Records from a dataset:
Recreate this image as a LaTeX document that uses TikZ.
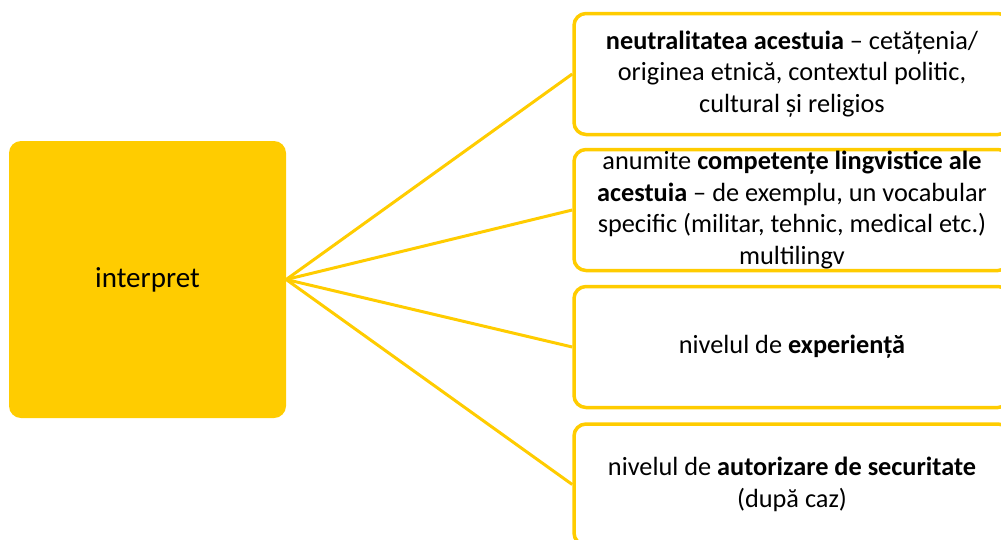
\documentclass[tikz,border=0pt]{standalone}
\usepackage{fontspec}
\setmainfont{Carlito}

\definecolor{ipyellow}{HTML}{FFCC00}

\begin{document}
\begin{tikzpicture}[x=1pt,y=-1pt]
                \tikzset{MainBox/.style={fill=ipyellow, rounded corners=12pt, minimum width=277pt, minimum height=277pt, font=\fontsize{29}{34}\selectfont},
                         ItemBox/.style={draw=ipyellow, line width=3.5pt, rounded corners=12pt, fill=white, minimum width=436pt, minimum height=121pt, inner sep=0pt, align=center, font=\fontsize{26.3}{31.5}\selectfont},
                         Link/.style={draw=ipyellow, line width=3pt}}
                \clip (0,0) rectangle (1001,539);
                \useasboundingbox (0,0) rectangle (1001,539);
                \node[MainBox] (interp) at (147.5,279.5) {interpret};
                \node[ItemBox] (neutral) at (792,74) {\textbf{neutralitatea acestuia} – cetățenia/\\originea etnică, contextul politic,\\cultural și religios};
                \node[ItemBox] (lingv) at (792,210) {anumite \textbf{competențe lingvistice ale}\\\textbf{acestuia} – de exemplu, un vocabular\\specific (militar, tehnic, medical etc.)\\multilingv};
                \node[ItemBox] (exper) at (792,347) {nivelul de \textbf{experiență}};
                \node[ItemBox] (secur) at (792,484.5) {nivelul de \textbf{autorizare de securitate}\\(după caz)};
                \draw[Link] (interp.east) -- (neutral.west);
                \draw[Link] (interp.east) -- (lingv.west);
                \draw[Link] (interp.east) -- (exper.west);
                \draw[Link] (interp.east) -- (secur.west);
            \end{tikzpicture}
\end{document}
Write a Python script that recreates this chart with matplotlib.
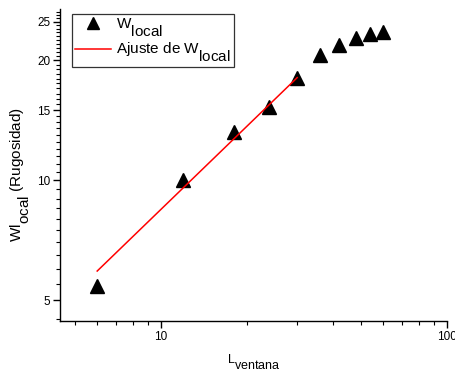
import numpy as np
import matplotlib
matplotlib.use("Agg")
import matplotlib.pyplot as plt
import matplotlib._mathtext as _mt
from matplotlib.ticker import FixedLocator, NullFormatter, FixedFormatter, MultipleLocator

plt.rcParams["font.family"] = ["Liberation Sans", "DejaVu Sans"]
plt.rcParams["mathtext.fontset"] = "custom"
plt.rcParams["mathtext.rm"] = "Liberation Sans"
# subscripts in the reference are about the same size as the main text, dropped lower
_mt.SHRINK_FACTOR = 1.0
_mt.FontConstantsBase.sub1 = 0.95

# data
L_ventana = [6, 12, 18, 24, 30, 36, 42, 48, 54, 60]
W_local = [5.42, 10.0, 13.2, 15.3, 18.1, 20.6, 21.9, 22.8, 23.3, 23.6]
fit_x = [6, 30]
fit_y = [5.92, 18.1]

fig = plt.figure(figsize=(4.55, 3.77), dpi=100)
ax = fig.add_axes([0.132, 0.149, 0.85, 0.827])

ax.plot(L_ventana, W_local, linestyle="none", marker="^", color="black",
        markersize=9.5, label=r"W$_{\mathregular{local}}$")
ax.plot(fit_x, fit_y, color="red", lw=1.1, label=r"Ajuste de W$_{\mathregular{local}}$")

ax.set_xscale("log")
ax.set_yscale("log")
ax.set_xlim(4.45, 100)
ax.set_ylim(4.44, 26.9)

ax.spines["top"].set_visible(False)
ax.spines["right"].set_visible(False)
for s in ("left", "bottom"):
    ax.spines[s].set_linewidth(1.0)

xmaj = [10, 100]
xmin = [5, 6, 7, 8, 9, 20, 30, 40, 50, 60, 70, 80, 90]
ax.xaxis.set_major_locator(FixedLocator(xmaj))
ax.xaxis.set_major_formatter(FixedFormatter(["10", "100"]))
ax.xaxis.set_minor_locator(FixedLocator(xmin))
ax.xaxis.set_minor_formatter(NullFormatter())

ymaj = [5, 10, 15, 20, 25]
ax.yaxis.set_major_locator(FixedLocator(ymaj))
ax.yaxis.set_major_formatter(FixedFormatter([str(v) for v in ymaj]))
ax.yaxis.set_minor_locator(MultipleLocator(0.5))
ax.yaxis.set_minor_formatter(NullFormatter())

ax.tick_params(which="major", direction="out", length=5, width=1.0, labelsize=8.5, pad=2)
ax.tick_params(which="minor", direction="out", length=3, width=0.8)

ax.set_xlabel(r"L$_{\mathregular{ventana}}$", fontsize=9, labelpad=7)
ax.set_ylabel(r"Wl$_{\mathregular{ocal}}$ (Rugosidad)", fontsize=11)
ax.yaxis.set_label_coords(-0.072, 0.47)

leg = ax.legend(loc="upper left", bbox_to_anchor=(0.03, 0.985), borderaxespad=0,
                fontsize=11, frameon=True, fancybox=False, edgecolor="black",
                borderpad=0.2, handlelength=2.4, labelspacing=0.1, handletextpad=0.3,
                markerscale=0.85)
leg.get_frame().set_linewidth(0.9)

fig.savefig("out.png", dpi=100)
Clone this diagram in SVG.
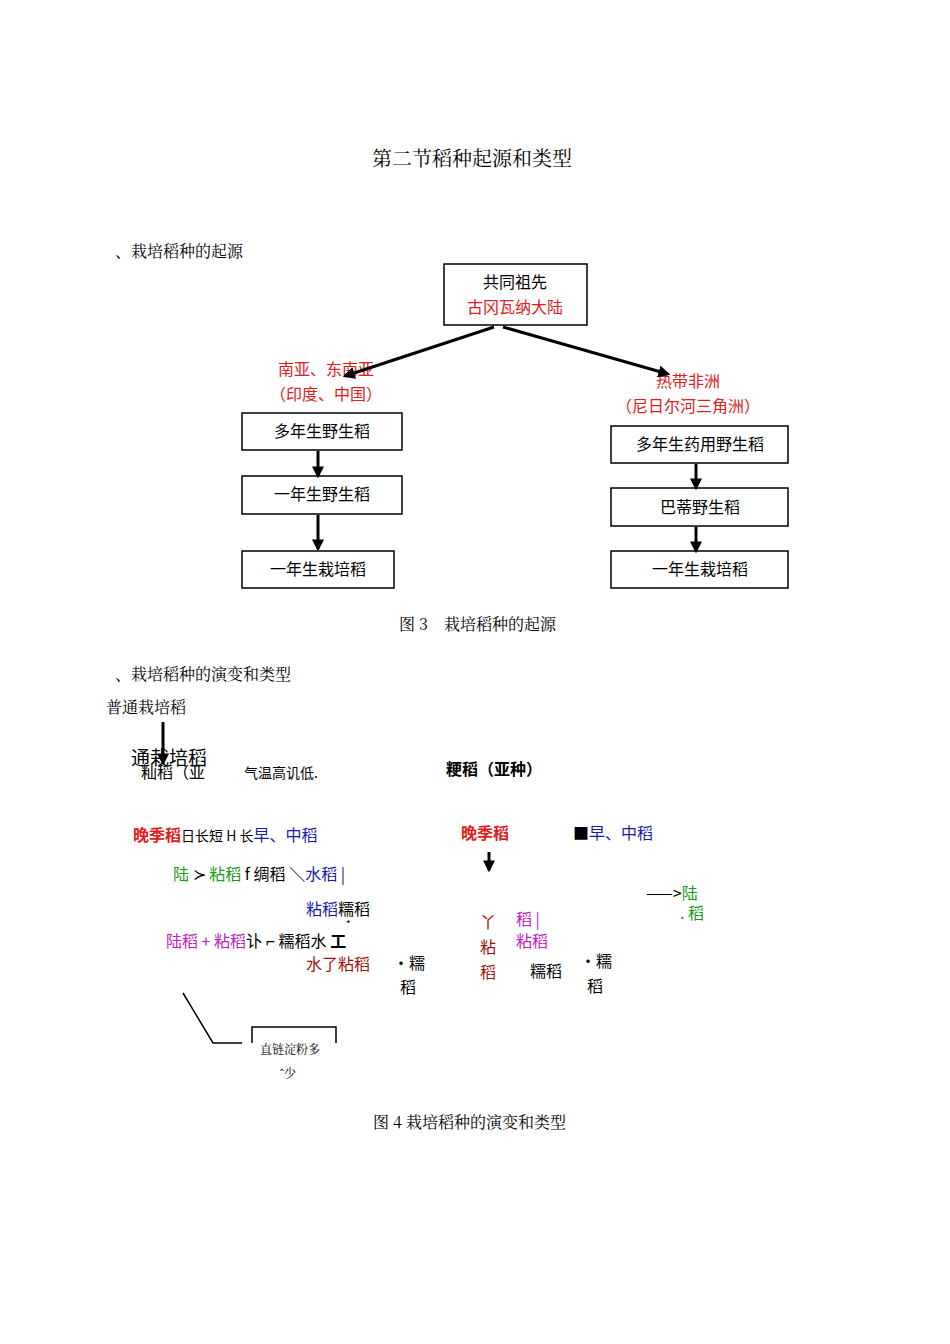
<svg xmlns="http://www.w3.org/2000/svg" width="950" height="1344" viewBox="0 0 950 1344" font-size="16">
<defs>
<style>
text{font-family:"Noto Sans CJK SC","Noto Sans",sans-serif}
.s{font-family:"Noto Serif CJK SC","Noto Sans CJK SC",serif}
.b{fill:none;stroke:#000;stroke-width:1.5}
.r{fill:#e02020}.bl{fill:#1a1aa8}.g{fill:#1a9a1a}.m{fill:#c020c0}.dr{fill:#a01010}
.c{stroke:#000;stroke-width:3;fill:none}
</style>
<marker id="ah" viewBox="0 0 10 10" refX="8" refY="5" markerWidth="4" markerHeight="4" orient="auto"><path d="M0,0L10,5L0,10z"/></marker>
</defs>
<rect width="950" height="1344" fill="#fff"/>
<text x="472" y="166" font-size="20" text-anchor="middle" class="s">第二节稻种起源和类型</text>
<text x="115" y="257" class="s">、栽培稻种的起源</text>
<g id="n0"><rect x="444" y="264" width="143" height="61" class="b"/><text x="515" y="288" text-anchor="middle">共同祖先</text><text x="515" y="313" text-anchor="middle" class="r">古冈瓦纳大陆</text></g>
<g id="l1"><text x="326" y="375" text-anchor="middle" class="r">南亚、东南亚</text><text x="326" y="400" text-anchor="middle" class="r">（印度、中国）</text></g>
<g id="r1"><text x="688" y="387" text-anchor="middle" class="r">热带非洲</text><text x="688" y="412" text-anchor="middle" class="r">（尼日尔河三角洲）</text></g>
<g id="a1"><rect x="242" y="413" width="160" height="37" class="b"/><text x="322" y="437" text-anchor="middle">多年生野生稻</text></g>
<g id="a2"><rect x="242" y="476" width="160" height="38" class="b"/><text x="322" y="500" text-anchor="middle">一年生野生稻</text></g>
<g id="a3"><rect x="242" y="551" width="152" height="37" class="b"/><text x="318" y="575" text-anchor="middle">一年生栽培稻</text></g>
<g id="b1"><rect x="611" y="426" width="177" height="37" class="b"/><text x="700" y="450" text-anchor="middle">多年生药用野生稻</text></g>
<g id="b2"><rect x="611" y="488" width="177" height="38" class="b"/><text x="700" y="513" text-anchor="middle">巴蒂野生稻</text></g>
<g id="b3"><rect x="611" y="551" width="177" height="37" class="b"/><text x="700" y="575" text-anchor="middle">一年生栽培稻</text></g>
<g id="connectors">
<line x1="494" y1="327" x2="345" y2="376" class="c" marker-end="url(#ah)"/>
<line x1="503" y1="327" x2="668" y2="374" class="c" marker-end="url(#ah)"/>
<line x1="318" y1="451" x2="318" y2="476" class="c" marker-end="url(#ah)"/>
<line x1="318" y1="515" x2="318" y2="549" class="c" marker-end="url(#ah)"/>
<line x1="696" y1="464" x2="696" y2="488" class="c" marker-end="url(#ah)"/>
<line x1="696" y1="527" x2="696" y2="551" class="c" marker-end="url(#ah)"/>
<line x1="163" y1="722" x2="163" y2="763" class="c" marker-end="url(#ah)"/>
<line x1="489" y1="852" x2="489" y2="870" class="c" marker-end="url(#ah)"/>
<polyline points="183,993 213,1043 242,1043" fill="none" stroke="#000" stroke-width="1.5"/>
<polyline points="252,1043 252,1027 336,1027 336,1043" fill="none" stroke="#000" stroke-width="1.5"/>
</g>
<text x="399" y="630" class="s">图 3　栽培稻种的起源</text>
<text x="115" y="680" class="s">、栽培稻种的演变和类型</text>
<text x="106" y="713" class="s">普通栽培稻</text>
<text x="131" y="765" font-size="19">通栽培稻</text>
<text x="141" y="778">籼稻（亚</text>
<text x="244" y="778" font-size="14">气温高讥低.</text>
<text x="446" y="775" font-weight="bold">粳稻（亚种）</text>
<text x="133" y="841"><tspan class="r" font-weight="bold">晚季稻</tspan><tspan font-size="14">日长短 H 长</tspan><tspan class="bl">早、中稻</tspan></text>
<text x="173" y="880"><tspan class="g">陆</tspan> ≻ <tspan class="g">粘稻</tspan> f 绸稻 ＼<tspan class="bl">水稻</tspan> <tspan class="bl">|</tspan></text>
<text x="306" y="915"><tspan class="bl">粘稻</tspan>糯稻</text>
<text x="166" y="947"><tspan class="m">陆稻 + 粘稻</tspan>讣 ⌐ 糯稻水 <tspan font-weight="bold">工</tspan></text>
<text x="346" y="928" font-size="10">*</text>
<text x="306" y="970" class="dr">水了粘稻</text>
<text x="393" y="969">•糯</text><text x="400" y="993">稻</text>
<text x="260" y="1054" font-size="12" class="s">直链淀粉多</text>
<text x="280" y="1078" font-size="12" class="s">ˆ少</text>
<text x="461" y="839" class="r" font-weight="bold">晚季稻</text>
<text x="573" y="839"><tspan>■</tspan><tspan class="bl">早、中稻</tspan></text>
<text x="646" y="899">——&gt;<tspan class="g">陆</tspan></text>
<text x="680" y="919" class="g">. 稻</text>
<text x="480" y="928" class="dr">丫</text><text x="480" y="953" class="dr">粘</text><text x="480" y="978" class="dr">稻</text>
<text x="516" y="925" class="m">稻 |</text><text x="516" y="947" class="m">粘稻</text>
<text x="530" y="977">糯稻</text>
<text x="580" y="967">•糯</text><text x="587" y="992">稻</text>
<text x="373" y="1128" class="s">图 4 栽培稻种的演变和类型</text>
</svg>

→ **Directions**:
Pull out all lines of the data with the string "that".

→ **Final answer**:
Recreate this image as a LaTeX document that uses TikZ.
Write a Python script that recreates this chart with matplotlib.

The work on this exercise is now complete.